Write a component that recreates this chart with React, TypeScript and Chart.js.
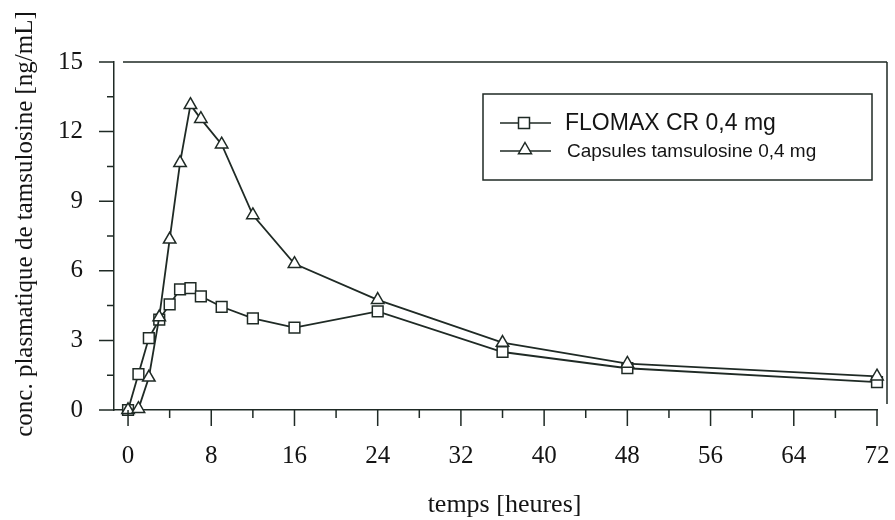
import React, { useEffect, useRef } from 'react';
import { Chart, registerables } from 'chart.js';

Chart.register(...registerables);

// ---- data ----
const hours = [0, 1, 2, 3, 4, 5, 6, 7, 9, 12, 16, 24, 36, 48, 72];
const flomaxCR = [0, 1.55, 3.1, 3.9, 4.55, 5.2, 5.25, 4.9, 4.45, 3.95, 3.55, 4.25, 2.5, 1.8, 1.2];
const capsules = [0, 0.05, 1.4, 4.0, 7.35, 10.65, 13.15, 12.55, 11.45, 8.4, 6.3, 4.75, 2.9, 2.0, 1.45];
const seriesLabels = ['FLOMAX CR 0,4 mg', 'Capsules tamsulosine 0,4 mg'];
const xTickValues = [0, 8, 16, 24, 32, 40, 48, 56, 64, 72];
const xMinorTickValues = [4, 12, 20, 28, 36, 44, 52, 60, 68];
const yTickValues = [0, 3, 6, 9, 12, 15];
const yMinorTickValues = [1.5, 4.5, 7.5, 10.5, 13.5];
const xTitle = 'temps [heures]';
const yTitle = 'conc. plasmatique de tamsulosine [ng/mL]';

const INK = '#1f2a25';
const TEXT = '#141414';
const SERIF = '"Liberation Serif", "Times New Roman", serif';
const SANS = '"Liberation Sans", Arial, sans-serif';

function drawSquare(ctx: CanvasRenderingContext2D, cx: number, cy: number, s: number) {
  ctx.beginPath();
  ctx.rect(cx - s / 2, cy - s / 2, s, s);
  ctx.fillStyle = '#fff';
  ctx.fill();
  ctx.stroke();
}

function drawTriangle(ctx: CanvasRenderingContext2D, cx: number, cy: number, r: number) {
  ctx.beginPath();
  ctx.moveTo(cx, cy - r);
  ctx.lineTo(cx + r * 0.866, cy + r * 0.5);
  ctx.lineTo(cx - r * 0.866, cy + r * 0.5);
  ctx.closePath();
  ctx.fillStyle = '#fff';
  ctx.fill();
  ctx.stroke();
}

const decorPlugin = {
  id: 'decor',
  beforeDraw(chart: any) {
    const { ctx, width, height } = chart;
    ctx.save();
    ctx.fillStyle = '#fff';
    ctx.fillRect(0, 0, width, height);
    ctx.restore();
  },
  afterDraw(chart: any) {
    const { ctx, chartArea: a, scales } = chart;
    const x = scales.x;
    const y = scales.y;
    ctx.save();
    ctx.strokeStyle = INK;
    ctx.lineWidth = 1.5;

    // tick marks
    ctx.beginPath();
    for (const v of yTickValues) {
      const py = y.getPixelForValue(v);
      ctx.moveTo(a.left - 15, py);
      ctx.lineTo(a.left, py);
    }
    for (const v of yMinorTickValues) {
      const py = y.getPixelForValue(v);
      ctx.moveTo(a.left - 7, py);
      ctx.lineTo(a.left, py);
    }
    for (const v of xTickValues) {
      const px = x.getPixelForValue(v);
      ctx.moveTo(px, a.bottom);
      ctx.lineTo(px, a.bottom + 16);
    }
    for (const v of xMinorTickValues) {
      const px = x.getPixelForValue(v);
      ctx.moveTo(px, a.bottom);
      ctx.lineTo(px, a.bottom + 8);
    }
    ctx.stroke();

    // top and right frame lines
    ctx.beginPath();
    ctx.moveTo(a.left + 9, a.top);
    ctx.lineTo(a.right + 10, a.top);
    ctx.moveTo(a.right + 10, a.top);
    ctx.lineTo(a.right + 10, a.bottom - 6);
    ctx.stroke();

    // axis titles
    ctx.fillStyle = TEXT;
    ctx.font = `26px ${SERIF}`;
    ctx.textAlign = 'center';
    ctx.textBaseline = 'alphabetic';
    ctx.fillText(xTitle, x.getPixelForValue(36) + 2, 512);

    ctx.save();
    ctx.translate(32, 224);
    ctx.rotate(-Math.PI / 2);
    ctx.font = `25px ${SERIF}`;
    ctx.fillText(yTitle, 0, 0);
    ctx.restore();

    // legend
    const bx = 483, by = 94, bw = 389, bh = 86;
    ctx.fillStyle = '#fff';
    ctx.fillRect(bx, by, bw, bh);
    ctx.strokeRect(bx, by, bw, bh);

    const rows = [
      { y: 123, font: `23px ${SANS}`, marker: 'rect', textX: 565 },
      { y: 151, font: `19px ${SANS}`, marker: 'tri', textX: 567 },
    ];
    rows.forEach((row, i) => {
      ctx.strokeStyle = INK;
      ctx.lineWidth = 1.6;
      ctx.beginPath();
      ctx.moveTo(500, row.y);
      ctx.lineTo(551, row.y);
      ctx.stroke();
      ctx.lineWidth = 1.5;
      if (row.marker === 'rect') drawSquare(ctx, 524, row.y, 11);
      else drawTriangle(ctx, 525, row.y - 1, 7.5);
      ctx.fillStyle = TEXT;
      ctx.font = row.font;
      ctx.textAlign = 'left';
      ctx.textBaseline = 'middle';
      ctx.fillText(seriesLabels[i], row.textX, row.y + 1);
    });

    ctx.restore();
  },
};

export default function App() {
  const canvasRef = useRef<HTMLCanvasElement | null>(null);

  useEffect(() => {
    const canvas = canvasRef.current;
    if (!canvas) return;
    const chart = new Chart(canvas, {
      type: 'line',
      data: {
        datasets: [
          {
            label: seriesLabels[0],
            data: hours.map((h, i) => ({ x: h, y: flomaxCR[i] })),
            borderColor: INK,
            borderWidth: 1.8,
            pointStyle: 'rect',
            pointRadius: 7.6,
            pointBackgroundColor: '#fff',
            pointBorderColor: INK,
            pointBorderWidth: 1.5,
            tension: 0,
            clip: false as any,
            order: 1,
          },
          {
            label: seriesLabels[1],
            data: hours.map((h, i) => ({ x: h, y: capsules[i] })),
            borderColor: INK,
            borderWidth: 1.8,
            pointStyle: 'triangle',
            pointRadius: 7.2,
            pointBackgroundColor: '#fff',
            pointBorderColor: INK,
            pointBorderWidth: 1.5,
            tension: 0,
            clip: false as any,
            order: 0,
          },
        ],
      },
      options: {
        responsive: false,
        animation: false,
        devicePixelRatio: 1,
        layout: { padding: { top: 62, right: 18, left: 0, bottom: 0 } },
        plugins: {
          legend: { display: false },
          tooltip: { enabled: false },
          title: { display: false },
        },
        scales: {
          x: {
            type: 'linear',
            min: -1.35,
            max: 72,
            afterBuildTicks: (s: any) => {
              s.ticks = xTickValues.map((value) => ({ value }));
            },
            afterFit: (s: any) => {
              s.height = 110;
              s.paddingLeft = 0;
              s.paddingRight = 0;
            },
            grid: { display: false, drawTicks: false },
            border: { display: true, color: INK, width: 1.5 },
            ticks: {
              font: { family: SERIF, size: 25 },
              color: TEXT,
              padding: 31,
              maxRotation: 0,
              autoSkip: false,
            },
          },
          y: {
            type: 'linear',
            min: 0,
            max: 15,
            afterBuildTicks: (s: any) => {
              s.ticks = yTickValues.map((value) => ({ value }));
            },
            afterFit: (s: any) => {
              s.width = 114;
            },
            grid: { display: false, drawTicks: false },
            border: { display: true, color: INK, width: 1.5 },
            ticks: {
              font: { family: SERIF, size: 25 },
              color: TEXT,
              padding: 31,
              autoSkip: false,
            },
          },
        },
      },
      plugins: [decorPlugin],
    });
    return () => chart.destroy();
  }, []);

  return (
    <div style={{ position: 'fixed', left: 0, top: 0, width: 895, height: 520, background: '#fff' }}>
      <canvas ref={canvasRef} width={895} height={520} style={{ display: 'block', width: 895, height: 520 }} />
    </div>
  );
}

...

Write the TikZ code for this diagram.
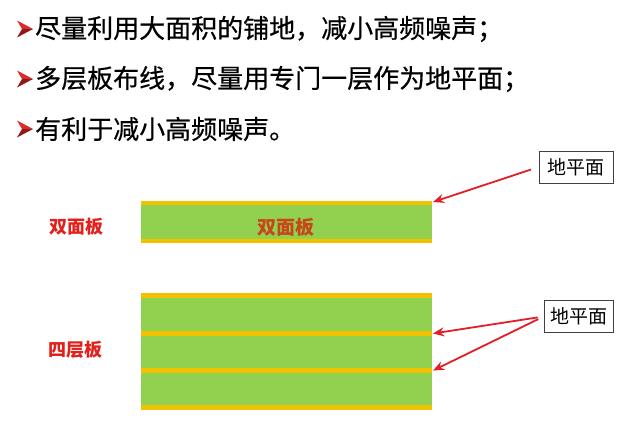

=== EXERCISE DIRECTIONS ===
Only the lines starting at the line with "Write a component" and ending at the line with "Chart.register(...registerables);" should be printed again, exactly and with both ends kept; omit the pictures.

=== RESULT OF THIS EXERCISE ===
Write a component that recreates this chart with React, TypeScript and Chart.js.
import React, { useEffect, useRef } from 'react';
import { Chart, registerables } from 'chart.js';

Chart.register(...registerables);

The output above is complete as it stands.